Collection entries
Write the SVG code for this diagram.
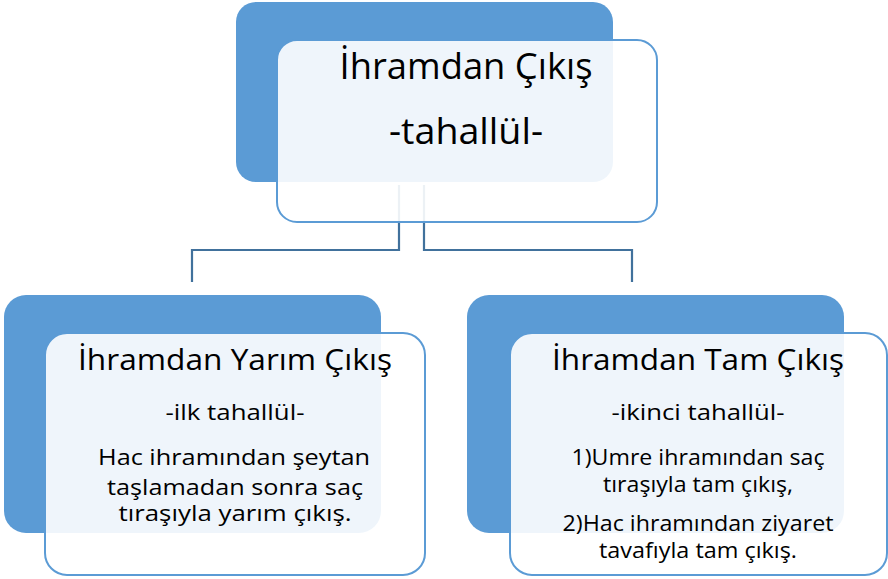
<svg xmlns="http://www.w3.org/2000/svg" width="888" height="579" viewBox="0 0 888 579">
<style>
.back{fill:#5B9BD5;}
.front{fill:#FFFFFF;fill-opacity:0.9;stroke:#5B9BD5;stroke-width:2;}
.conn{fill:none;stroke:#41719C;stroke-width:2.2;}
text{font-family:"Open Sans","Liberation Sans",sans-serif;fill:#000;text-anchor:middle;}
.t1{font-size:37px;}
.t2{font-size:29px;}
.t3{font-size:22px;}
</style>
<rect width="888" height="579" fill="#FFFFFF"/>
<g id="top-back"><rect class="back" x="236" y="2" width="377" height="180" rx="20"/></g>
<g id="connectors">
<path class="conn" d="M399,185 V250 H192 V282"/>
<path class="conn" d="M424,185 V250 H632 V282"/>
</g>
<g id="top">
<rect class="front" x="277" y="40" width="380" height="182" rx="20"/>
<text class="t1" x="466" y="79" textLength="253" lengthAdjust="spacingAndGlyphs">İhramdan Çıkış</text>
<text class="t1" x="466" y="144" textLength="154" lengthAdjust="spacingAndGlyphs">-tahallül-</text>
</g>
<g id="left">
<rect class="back" x="4" y="295" width="377" height="238" rx="22"/>
<rect class="front" x="45" y="333" width="380" height="242" rx="22"/>
<text class="t2" x="235" y="370" textLength="314" lengthAdjust="spacingAndGlyphs">İhramdan Yarım Çıkış</text>
<text class="t3" x="235" y="420" textLength="139" lengthAdjust="spacingAndGlyphs">-ilk tahallül-</text>
<text class="t3" x="234" y="465" textLength="272" lengthAdjust="spacingAndGlyphs">Hac ihramından şeytan</text>
<text class="t3" x="235" y="495" textLength="256" lengthAdjust="spacingAndGlyphs">taşlamadan sonra saç</text>
<text class="t3" x="235" y="521" textLength="233" lengthAdjust="spacingAndGlyphs">tıraşıyla yarım çıkış.</text>
</g>
<g id="right">
<rect class="back" x="467" y="295" width="377" height="238" rx="22"/>
<rect class="front" x="510" y="333" width="377" height="242" rx="22"/>
<text class="t2" x="698" y="370" textLength="292" lengthAdjust="spacingAndGlyphs">İhramdan Tam Çıkış</text>
<text class="t3" x="698" y="420" textLength="173" lengthAdjust="spacingAndGlyphs">-ikinci tahallül-</text>
<text class="t3" x="698" y="465" textLength="253" lengthAdjust="spacingAndGlyphs">1)Umre ihramından saç</text>
<text class="t3" x="698" y="492" textLength="190" lengthAdjust="spacingAndGlyphs">tıraşıyla tam çıkış,</text>
<text class="t3" x="698" y="531" textLength="271" lengthAdjust="spacingAndGlyphs">2)Hac ihramından ziyaret</text>
<text class="t3" x="698" y="558" textLength="198" lengthAdjust="spacingAndGlyphs">tavafıyla tam çıkış.</text>
</g>
</svg>
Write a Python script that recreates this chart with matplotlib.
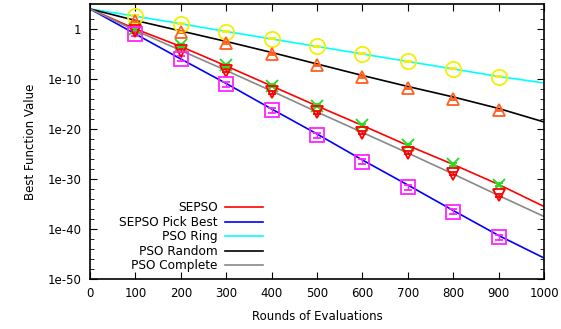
import numpy as np
import matplotlib.pyplot as plt
from matplotlib.ticker import FixedLocator, FixedFormatter, NullFormatter

# log10 of best function value, sampled every 100 rounds
rounds = [0, 100, 200, 300, 400, 500, 600, 700, 800, 900, 1000]
sepso = [4, 0.0, -3.5, -7.4, -11.4, -15.4, -19.3, -23.3, -27.1, -31.1, -35.5]
sepso_best = [4, -1.0, -6.0, -10.9, -16.0, -21.0, -26.2, -31.2, -36.3, -41.3, -45.8]
pso_ring = [4, 2.55, 1.05, -0.5, -2.0, -3.5, -5.0, -6.5, -8.0, -9.5, -10.8]
pso_random = [4, 1.7, -0.4, -2.5, -4.7, -7.0, -9.3, -11.5, -13.6, -15.9, -18.6]
pso_complete = [4, -0.3, -4.3, -8.3, -12.4, -16.6, -20.7, -24.8, -29.0, -33.3, -37.5]

# means and spread (log10) at the checkpoints
check = [100, 200, 300, 400, 500, 600, 700, 800, 900]
sepso_mean = [-0.1, -3.3, -7.3, -11.4, -15.4, -19.3, -23.3, -27.1, -31.2]
sepso_err = [0.3, 0.3, 0.3, 0.3, 0.3, 0.3, 0.3, 0.3, 0.3]
best_mean = [-1.0, -6.0, -11.1, -16.3, -21.3, -26.6, -31.7, -36.6, -41.7]
best_err = [0.5, 0.5, 0.5, 0.5, 0.5, 0.5, 0.5, 0.5, 0.5]
ring_mean = [2.67, 1.07, -0.53, -2.0, -3.47, -5.0, -6.47, -8.0, -9.53]
ring_err = [0.1, 0.1, 0.1, 0.1, 0.1, 0.1, 0.1, 0.1, 0.1]
random_mean = [1.5, -0.6, -2.8, -5.0, -7.3, -9.6, -11.9, -14.1, -16.3]
random_err = [0.15, 0.15, 0.15, 0.15, 0.15, 0.15, 0.15, 0.15, 0.15]
complete_mean = [-0.5, -4.4, -8.4, -12.7, -16.7, -20.8, -24.8, -29.0, -33.3]
complete_err = [0.3, 0.3, 0.3, 0.3, 0.3, 0.3, 0.3, 0.3, 0.3]

plt.rcParams['font.family'] = 'DejaVu Sans'
plt.rcParams['font.size'] = 8.5

fig = plt.figure(figsize=(5.61, 3.29), dpi=100)
ax = fig.add_axes([0.1604, 0.152, 0.8093, 0.836])


def pw(a):
    return 10.0 ** np.array(a)


def errs(mean, err):
    m = np.array(mean)
    e = np.array(err)
    return [pw(m) - pw(m - e), pw(m + e) - pw(m)]


lines = [
    ("SEPSO", sepso, "#ff0000"),
    ("SEPSO Pick Best", sepso_best, "#0000ff"),
    ("PSO Ring", pso_ring, "#00ffff"),
    ("PSO Random", pso_random, "#000000"),
    ("PSO Complete", pso_complete, "#888888"),
]
for label, vals, col in lines:
    ax.plot(rounds, pw(vals), color=col, lw=1.2, label=label)

points = [
    (ring_mean, ring_err, "o", "#f2f000", 11),
    (random_mean, random_err, "^", "#ff6020", 9),
    (sepso_mean, sepso_err, "x", "#22dd22", 8),
    (complete_mean, complete_err, "v", "#ff0000", 9),
    (best_mean, best_err, "s", "#ff22ff", 10),
]
for mean, err, mk, col, ms in points:
    ax.errorbar(check, pw(mean), yerr=errs(mean, err), fmt=mk, color=col,
                mfc="none", mec=col, ms=ms, mew=1.3, elinewidth=1.0,
                capsize=3, capthick=1.0)

ax.set_yscale("log")
ax.set_xlim(0, 1000)
ax.set_ylim(1e-50, 1e5)
ax.set_xticks(range(0, 1001, 100))
major = [1e-50, 1e-40, 1e-30, 1e-20, 1e-10, 1]
ax.yaxis.set_major_locator(FixedLocator(major))
ax.yaxis.set_major_formatter(FixedFormatter(["1e-50", "1e-40", "1e-30", "1e-20", "1e-10", "1"]))
ax.yaxis.set_minor_locator(FixedLocator([10.0 ** k for k in range(-48, 5, 2) if k % 10 != 0]))
ax.yaxis.set_minor_formatter(NullFormatter())
ax.tick_params(which="both", direction="in", top=True, right=True)
ax.tick_params(which="major", length=5, pad=6)
ax.tick_params(which="minor", length=3)
for sp in ax.spines.values():
    sp.set_linewidth(1.2)

ax.set_xlabel("Rounds of Evaluations", labelpad=7)
ax.set_ylabel("Best Function Value", labelpad=8)

ax.legend(loc="lower left", bbox_to_anchor=(0.04, -0.015), frameon=False,
          markerfirst=False, handlelength=3.2, labelspacing=0.12,
          handletextpad=0.6, fontsize=8.7)

fig.savefig("out.png", dpi=100)
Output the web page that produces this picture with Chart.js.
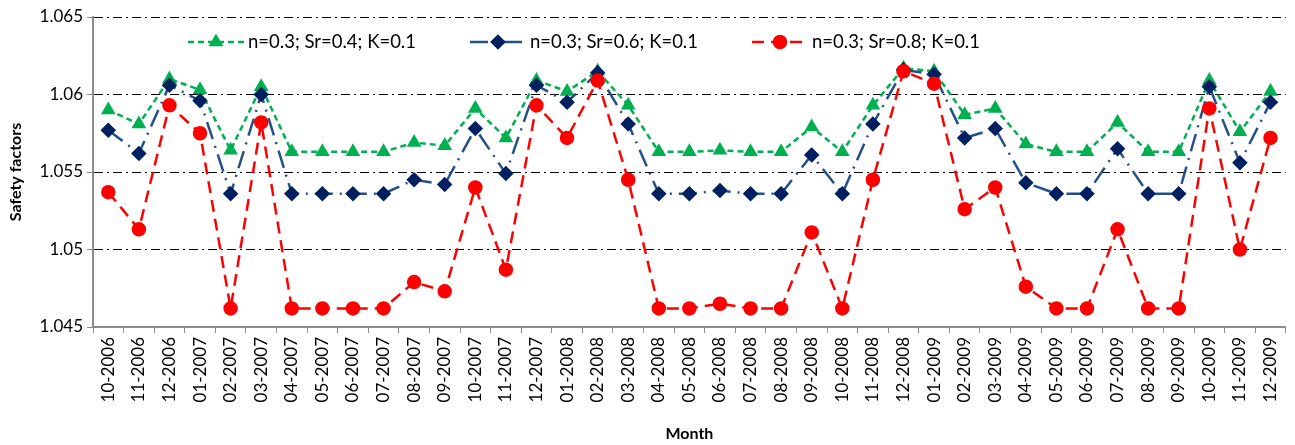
<!DOCTYPE html>
<html>
<head>
<meta charset="utf-8">
<script src="https://cdn.jsdelivr.net/npm/chart.js@4.4.1/dist/chart.umd.min.js"></script>
<style>
  html, body { margin: 0; padding: 0; background: #fff; }
  #wrap { width: 1295px; height: 445px; }
</style>
</head>
<body>
<div id="wrap"><canvas id="grafico" width="1295" height="445"></canvas></div>
<script>
// meses (eixo x)
var meses = ['10-2006', '11-2006', '12-2006',
    '01-2007', '02-2007', '03-2007', '04-2007', '05-2007', '06-2007', '07-2007', '08-2007', '09-2007', '10-2007', '11-2007', '12-2007',
    '01-2008', '02-2008', '03-2008', '04-2008', '05-2008', '06-2008', '07-2008', '08-2008', '09-2008', '10-2008', '11-2008', '12-2008',
    '01-2009', '02-2009', '03-2009', '04-2009', '05-2009', '06-2009', '07-2009', '08-2009', '09-2009', '10-2009', '11-2009', '12-2009'];

var sr04 = [1.0590, 1.0581, 1.0610,
    1.0603, 1.0564, 1.0605, 1.0563, 1.0563, 1.0563, 1.0563, 1.0569, 1.0567, 1.0591, 1.0572, 1.0609,
    1.0602, 1.0615, 1.0593, 1.0563, 1.0563, 1.0564, 1.0563, 1.0563, 1.0579, 1.0563, 1.0593, 1.0617,
    1.0615, 1.0587, 1.0591, 1.0568, 1.0563, 1.0563, 1.0582, 1.0563, 1.0563, 1.0609, 1.0576, 1.0602];

var sr06 = [1.0577, 1.0562, 1.0606,
    1.0596, 1.0536, 1.0600, 1.0536, 1.0536, 1.0536, 1.0536, 1.0545, 1.0542, 1.0578, 1.0549, 1.0606,
    1.0595, 1.0614, 1.0581, 1.0536, 1.0536, 1.0538, 1.0536, 1.0536, 1.0561, 1.0536, 1.0581, 1.0616,
    1.0613, 1.0572, 1.0578, 1.0543, 1.0536, 1.0536, 1.0565, 1.0536, 1.0536, 1.0605, 1.0556, 1.0595];

var sr08 = [1.0537, 1.0513, 1.0593,
    1.0575, 1.0462, 1.0582, 1.0462, 1.0462, 1.0462, 1.0462, 1.0479, 1.0473, 1.0540, 1.0487, 1.0593,
    1.0572, 1.0609, 1.0545, 1.0462, 1.0462, 1.0465, 1.0462, 1.0462, 1.0511, 1.0462, 1.0545, 1.0615,
    1.0607, 1.0526, 1.0540, 1.0476, 1.0462, 1.0462, 1.0513, 1.0462, 1.0462, 1.0591, 1.0500, 1.0572];

var nomes = ['n=0.3; Sr=0.4; K=0.1', 'n=0.3; Sr=0.6; K=0.1', 'n=0.3; Sr=0.8; K=0.1'];
var yTicks = ['1.045', '1.05', '1.055', '1.06', '1.065'];

var fonte = 'Lato, "Liberation Sans", sans-serif';

// legenda desenhada dentro da area do grafico
var legendaDentro = {
    id: 'legendaDentro',
    afterDatasetsDraw: function (chart) {
        var ctx = chart.ctx;
        var posX = [188, 470, 752];
        var y = chart.chartArea.top + 25;
        ctx.save();
        chart.data.datasets.forEach(function (ds, i) {
            var x = posX[i];
            ctx.strokeStyle = ds.borderColor;
            ctx.lineWidth = ds.borderWidth;
            ctx.setLineDash(ds.borderDash);
            ctx.beginPath();
            ctx.moveTo(x, y);
            ctx.lineTo(x + 56, y);
            ctx.stroke();
            ctx.setLineDash([]);
            ctx.fillStyle = ds.pointBackgroundColor;
            ctx.strokeStyle = ds.pointBorderColor;
            Chart.helpers.drawPoint(ctx, {
                pointStyle: ds.pointStyle,
                radius: ds.pointRadius,
                rotation: 0,
                borderWidth: 1
            }, x + 28, y);
            ctx.fillStyle = '#000';
            ctx.font = '18.5px ' + fonte;
            ctx.textBaseline = 'middle';
            ctx.fillText(ds.label, x + 60, y);
        });
        ctx.restore();
    }
};

var ctx = document.getElementById('grafico');
var myChart = new Chart(ctx, {
    type: 'line',
    data: {
        labels: meses,
        datasets: [{
            label: nomes[0],
            data: sr04,
            borderColor: '#00B050',
            borderWidth: 2.5,
            borderDash: [6, 4],
            pointStyle: 'triangle',
            pointRadius: 6,
            pointBackgroundColor: '#00B050',
            pointBorderColor: '#00B050',
            order: 2
        },
        {
            label: nomes[1],
            data: sr06,
            borderColor: '#24508A',
            borderWidth: 2.5,
            borderDash: [18, 7, 2, 7],
            pointStyle: 'rectRot',
            pointRadius: 6,
            pointBackgroundColor: '#002060',
            pointBorderColor: '#002060',
            order: 1
        },
        {
            label: nomes[2],
            data: sr08,
            borderColor: '#FF0000',
            borderWidth: 2.5,
            borderDash: [12, 7],
            pointStyle: 'circle',
            pointRadius: 6,
            pointBackgroundColor: '#FF0000',
            pointBorderColor: '#FF0000',
            order: 0
        }]
    },
    options: {
        responsive: false,
        animation: false,
        layout: {
            padding: { top: 17, right: 0, left: 0, bottom: 0 }
        },
        plugins: {
            legend: { display: false },
            tooltip: { enabled: false }
        },
        elements: {
            line: { tension: 0 }
        },
        scales: {
            x: {
                offset: true,
                afterFit: function (scale) { scale.height = 118; },
                grid: {
                    drawOnChartArea: false,
                    drawTicks: true,
                    tickLength: 6,
                    color: '#8c8c8c',
                    offset: true
                },
                border: { color: '#8c8c8c', width: 2 },
                ticks: {
                    minRotation: 90,
                    maxRotation: 90,
                    autoSkip: false,
                    padding: 4,
                    color: '#000',
                    font: { family: fonte, size: 17 }
                },
                title: {
                    display: true,
                    text: 'Month',
                    color: '#000',
                    padding: { top: 0, bottom: 2 },
                    font: { family: fonte, size: 16, weight: 'bold' }
                }
            },
            y: {
                min: 1.045,
                max: 1.065,
                afterFit: function (scale) { scale.width = 93; },
                ticks: {
                    stepSize: 0.005,
                    padding: 4,
                    color: '#000',
                    font: { family: fonte, size: 17 },
                    callback: function (value, index) { return yTicks[index]; }
                },
                grid: {
                    color: function (c) { return c.index === 0 ? 'rgba(0,0,0,0)' : '#000'; },
                    lineWidth: 1,
                    tickLength: 6,
                    tickColor: '#8c8c8c',
                    tickBorderDash: []
                },
                border: { color: '#8c8c8c', width: 2, dash: [9, 4, 2, 4] },
                title: {
                    display: true,
                    text: 'Safety factors',
                    color: '#000',
                    padding: { top: 6, bottom: 0 },
                    font: { family: fonte, size: 16, weight: 'bold' }
                }
            }
        }
    },
    plugins: [legendaDentro]
});
</script>
</body>
</html>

> Problem details
Go up to the line with "Write a Python" and retype exactly from there through the line with "-29.0, -33.3, -37.5]". Leave out pictures.

> Result of the exercise
Write a Python script that recreates this chart with matplotlib.
import numpy as np
import matplotlib.pyplot as plt
from matplotlib.ticker import FixedLocator, FixedFormatter, NullFormatter

# log10 of best function value, sampled every 100 rounds
rounds = [0, 100, 200, 300, 400, 500, 600, 700, 800, 900, 1000]
sepso = [4, 0.0, -3.5, -7.4, -11.4, -15.4, -19.3, -23.3, -27.1, -31.1, -35.5]
sepso_best = [4, -1.0, -6.0, -10.9, -16.0, -21.0, -26.2, -31.2, -36.3, -41.3, -45.8]
pso_ring = [4, 2.55, 1.05, -0.5, -2.0, -3.5, -5.0, -6.5, -8.0, -9.5, -10.8]
pso_random = [4, 1.7, -0.4, -2.5, -4.7, -7.0, -9.3, -11.5, -13.6, -15.9, -18.6]
pso_complete = [4, -0.3, -4.3, -8.3, -12.4, -16.6, -20.7, -24.8, -29.0, -33.3, -37.5]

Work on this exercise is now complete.